The Eminent Domain Definition of Just Compensation
“Just compensation” indicates the government must pay the property owner a fair price for land or real estate taken through eminent domain. Most commonly, this is based on fair market value or the amount a seller could reasonably expect to receive on the open market. Sometimes the government takes land containing specific resources, or only needs it for a limited time, which makes the valuation more complex.
There are exceptions to the rule of just compensation. For example, if a preponderance of the evidence proves the property was used for criminal activity, the government generally may take possession without paying compensation.
Can a Property Owner Dispute Eminent Domain?
Property owners don’t always want to sell. Some feel a personal connection with their property. They may have invested time or money in improvements not reflected in the government’s initial offer. For these and other reasons, eminent domain cases are often disputed and sometimes heavily contested. In a public-use development where eminent domain could apply, planners determine which private parcels of land may be affected. They then work with their appraisers to determine the fair market value of each piece. The government uses that value in an offer to purchase the property from the owners. If the owners agree, the transaction proceeds and is fairly straightforward. If the parties are unable to come to terms, however, the dispute moves to condemnation proceedings. Once in condemnation, the property owner and his team (i.e., attorney, appraiser) offer their property valuation. Other challenges are brought to condemnation proceedings as well, including the project’s validity and whether it serves the public. However, property value is the most common dispute.
Prominent Eminent Domain Cases
Kohl v. United States (1875) was the first U.S. Supreme Court case to assess the federal government’s eminent domain powers. The government took land in Cincinnati, Ohio, to build a post office, customs office, and other government facilities. The petitioners alleged that the court did not have jurisdiction in the state, and the government could not acquire the land without proper state legislation. The court ruled in favor of the government. Justice William Strong emphasized that the federal government’s eminent domain power was “essential to its independent existence and perpetuity.”
Berman v. Parker (1954), the plaintiff, Berman, owned a department store in an area designated as “blighted” and authorized by Congress for seizure and redevelopment. Berman sued on the basis that the District of Columbia Redevelopment Act and its seizure of his land to build housing violated his right to due process. The court found that the seizure of Berman’s property was not a violation of his Fifth Amendment right. This unanimous decision expanded the definition of “public use” to include “public purpose”—in this specific case, low-income housing.

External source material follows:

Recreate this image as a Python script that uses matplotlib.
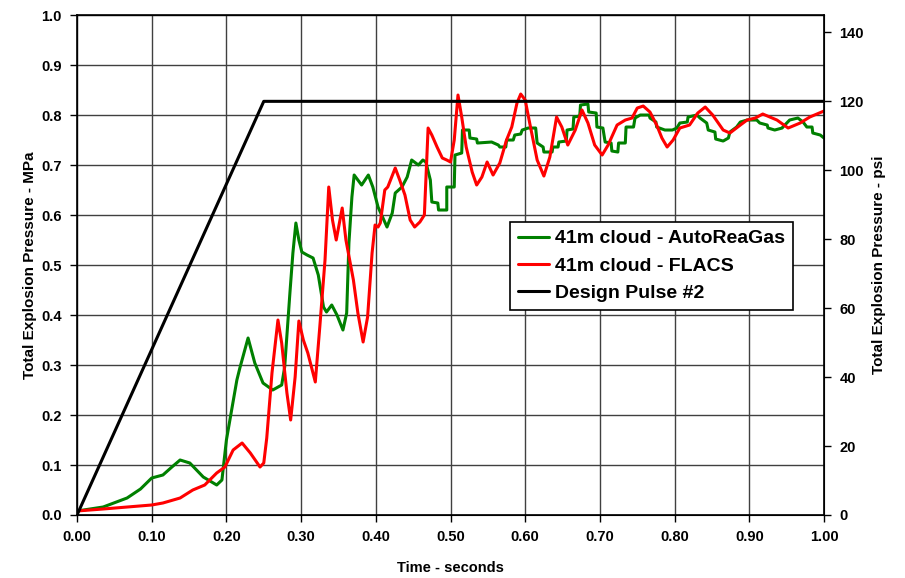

Kelo v. City of New London (2005) This narrow 5-4 decision by the U.S. Supreme Court rippled out across the country in the form of new legislation in 44 states. In Kelo v. City of New London (2005), the city of New London, Connecticut, wanted to revitalize its ailing and distressed economy. As part of a specific development plan designed to benefit the public, the city council allowed a private, nonprofit entity to exercise eminent domain in the city’s name. Susette Kelo and others in the area had refused to sell their private property, so the city condemned it to force them to accept compensation. Kelo alleged that the seizure of her property was a violation of the “public use” element of the Fifth Amendment takings clause because the government intended to use the land for economic development, which is not solely public. Kelo’s property was not “blighted,” yet it was being transferred to a private firm for development.The court ruled that redistributing the land was part of a detailed economic plan that included public use. Even though the transfer was from one private party to another, the goal of economic development served a definitive public purpose. Interestingly, it also held that state and local governments should be allowed to determine for themselves “what public needs justify the use of the takings power.” At the end of the opinion, the court added, “We emphasize that nothing, in our opinion, precludes any State from placing further restrictions on its exercise of the takings power.” Since that decision, 44 states have reformed their eminent domain laws. A dozen states have amended their state constitutions to stop eminent domain for private gain. In nine states, courts either rejected the Kelo ruling or strengthened protections for property owners.
The founders of the United States understood the importance of limits on government power. The government or its authorized entity may take property against an owner’s will, but only for “public use” and after providing “just compensation.” The courts continue to refine the acceptable parameters for this government power.